Me: Damn dog is under the covers again!
Wife: No she’s not. She’s next to the bed.
Me: Oh.
Wife: …
Me: Might be time to shave your legs.
The most unbelievable thing about Die Hard is that the office Christmas Party is happening on Christmas Eve.
[first day at mcdonalds]
guy: can i get a large fry
me: you mean like a potato
If the doctor is running over 30 minutes late, they should have to tell you what was going on with their last patient that took so long. I don’t mind waiting, but give me the goss
Hey I got your text but then I died, I’ll probably like resurrect when we accidentally run into each other though
Everyone hates big pharma until they have a headache.
My dad just said I should put our dog on “this site– have you been to it?” I went over to the computer. He had written “pomeranians” into Google image search
Listen buddy, I never said they were for sale. I just put the “FRESH EGGS” sign in my yard to brag
Sometimes I’m eating chips and I pick up a chip crumb off my shirt and eat it but it’s a different flavor of chip than I’m currently eating.

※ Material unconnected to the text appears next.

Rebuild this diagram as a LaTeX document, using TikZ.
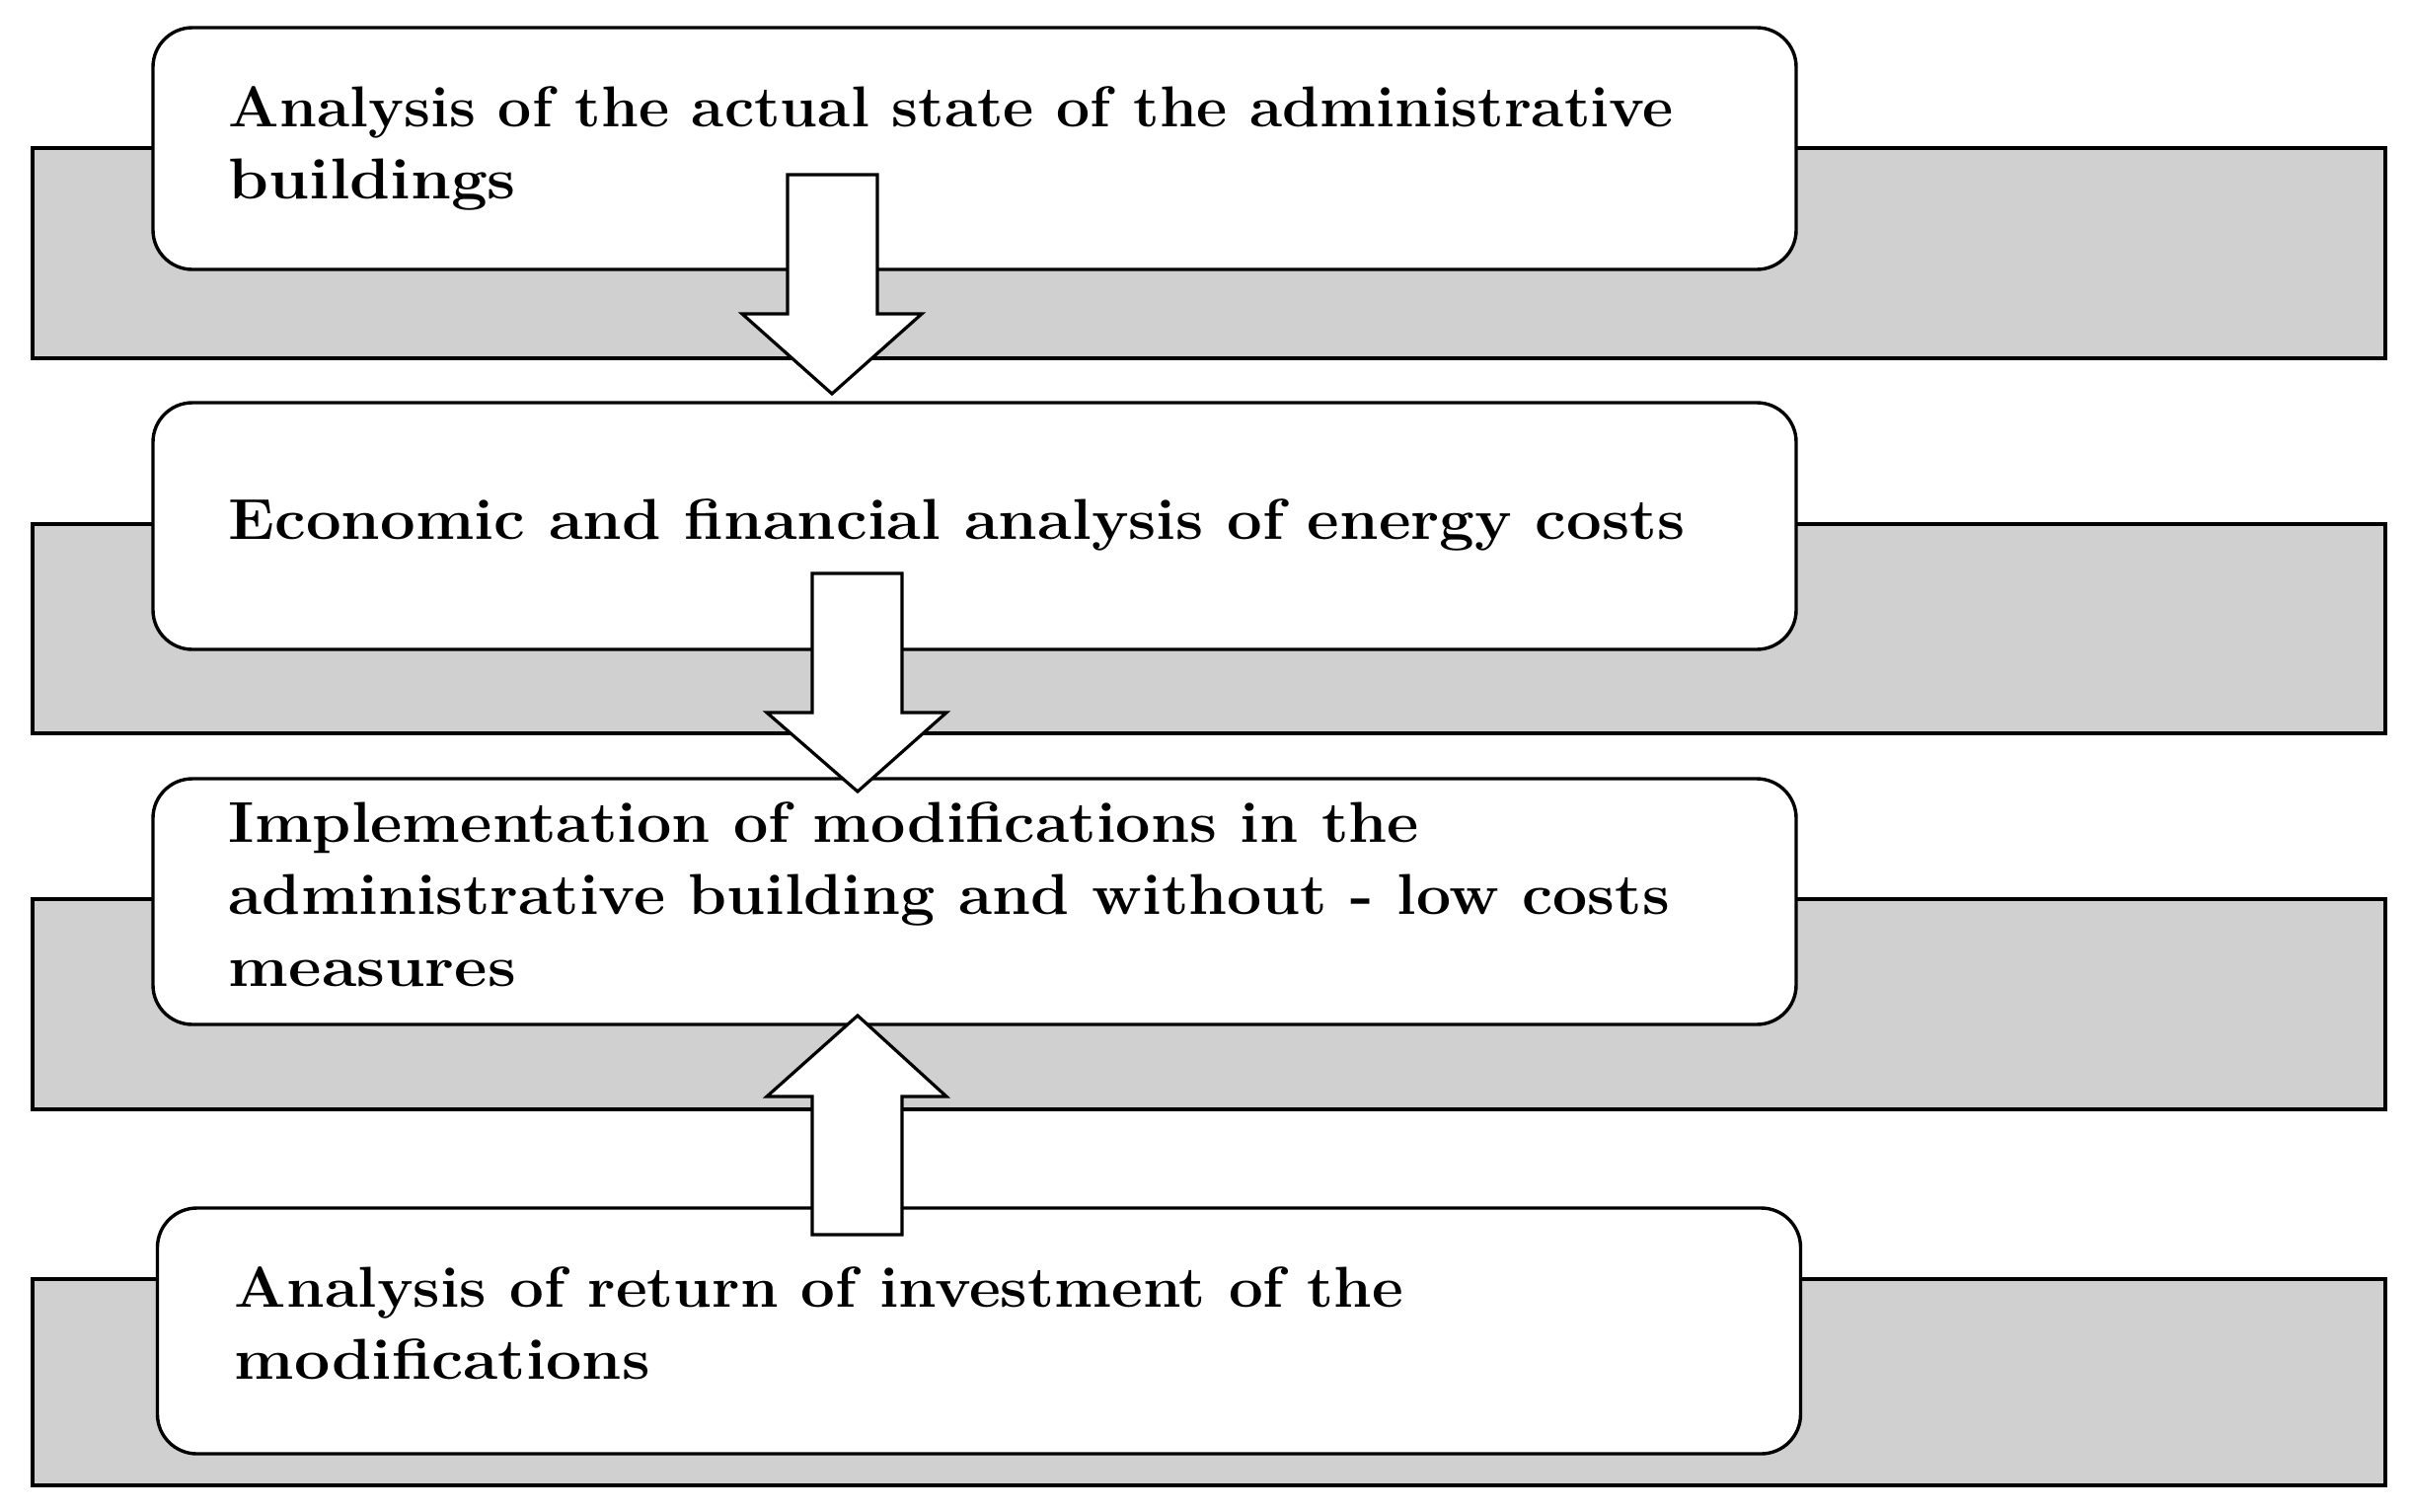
\documentclass[tikz,border=0pt]{standalone}
\usepackage{tikz}
\usepackage{graphicx}
\definecolor{bandgray}{RGB}{208,208,208}
\newcommand\fitln[2]{\hbox{\resizebox{#1}{\height}{#2}}}
\begin{document}
\begin{tikzpicture}[x=0.25pt,y=-0.25pt,
  band/.style={draw=black, fill=bandgray, line width=0.85pt},
  stepbox/.style={draw=black, fill=white, rounded corners=10pt, line width=0.85pt, inner sep=0pt, minimum width=416.25pt},
  blockarrow/.style={draw=black, fill=white, line width=0.8pt, line join=miter},
  lbl/.style={anchor=base west, inner sep=0pt, font=\fontsize{14.6}{18.25}\selectfont\bfseries}]
\useasboundingbox (0,0) rectangle (2443,1532);
% grey bands
\path[band] (33,150) rectangle (2417,363);
\path[band] (33,531) rectangle (2417,743);
\path[band] (33,911) rectangle (2417,1124);
\path[band] (33,1296) rectangle (2417,1505);
% white rounded boxes
\node[stepbox, minimum height=61.25pt] (b1) at (987.5,150.5) {};
\node[stepbox, minimum height=62.5pt] (b2) at (987.5,533) {};
\node[stepbox, minimum height=62.25pt] (b3) at (987.5,913.5) {};
\node[stepbox, minimum height=62.25pt] (b4) at (992,1348.5) {};
% texts
\node[lbl] (t1) at (231,128) {\vtop{\fitln{366pt}{Analysis of the actual state of the administrative}\fitln{72.8pt}{buildings}}};
\node[lbl] (t2) at (231,546) {\fitln{368.9pt}{Economic and financial analysis of energy costs}};
\node[lbl] (t3) at (231,853) {\vtop{\fitln{301.5pt}{Implementation of modifications in the}\fitln{365pt}{administrative building and without - low costs}\fitln{72.8pt}{measures}}};
\node[lbl] (t4) at (237,1324) {\vtop{\fitln{296pt}{Analysis of return of investment of the}\fitln{105.2pt}{modifications}}};
% block arrows
\draw[blockarrow] (798,177) -- (889,177) -- (889,318) -- (934,318) -- (843,399) -- (752,318) -- (798,318) -- cycle;
\draw[blockarrow] (823,581) -- (914,581) -- (914,722) -- (959,722) -- (869,802) -- (777,722) -- (823,722) -- cycle;
\draw[blockarrow] (823,1251) -- (914,1251) -- (914,1111) -- (959,1111) -- (869,1029) -- (777,1111) -- (823,1111) -- cycle;
\end{tikzpicture}
\end{document}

Before gunpowder, entire wars were fought with nothing but pinecones and latent rage.
So I just moved into my new apartment.
Directly below me is a police station.
It would appear that I am above the law.
I wanna see a video where professional dancers break out into nursing.
My thoughts are as pure as snow… after the trucks have driven hard and plowed through it.
When my daughter was six I picked her up from kindergarten. It was overcast and drizzling. She pointed up to the sky and said “that’s where the sun would be if we had one” and I was like OK settle down, Finding Emo
my cat: *hacking up a hairball*
my german neighbor: holy shit that cat is talking
Protip: If your wife says don’t put your oversized grilling spatula and tongs in the dishwasher, just hand wash them, she means right then.
End a boring conversation by opening an umbrella in their face
me: what’s wrong?
date: you said you’d prepared a four course meal
me: yeah, but you didn’t seem to enjoy the first two courses so…
date: i just didn’t realize you meant obstacle courses
like how’d Scar’s mom know he was going to get a scar one day?
“Are you sure?”
“I’m sure.”
“You’ve tried all of them on?”
“This one.”
Me: I’d like a nap please.
Domino’s employee: Ma’am, this is Domino’s.
Me: Ok one extra large nap and an order of cheesy bread.
YOU (trying to insult me): I bet you’re fun at parties
ME (insulted but the wrong way): I am not! How dare you
Robin: “Let me drive the Batmobile!”
Batman: “Never. I’d rather let Superman.”
*wall breaks down*
Superman: “OMG really??”
Batman: “No.”
I’m at my most Ninja Turtle when I remove a manhole cover & jump into the sewers to avoid making eye contact with someone I know in public.
I picked up some socks off the floor and my 4yo said, “I was just going to do that.” Now I’m waiting for him to start asking why there are so many lights on in this house
Me: sorry I can’t make it to your party tonight but I’m kinda popular & I can’t jeopardise that by being seen with you..
Daughter: wtf dad?
I made a graph showing my past relationships. It has an ex axis and a why axis.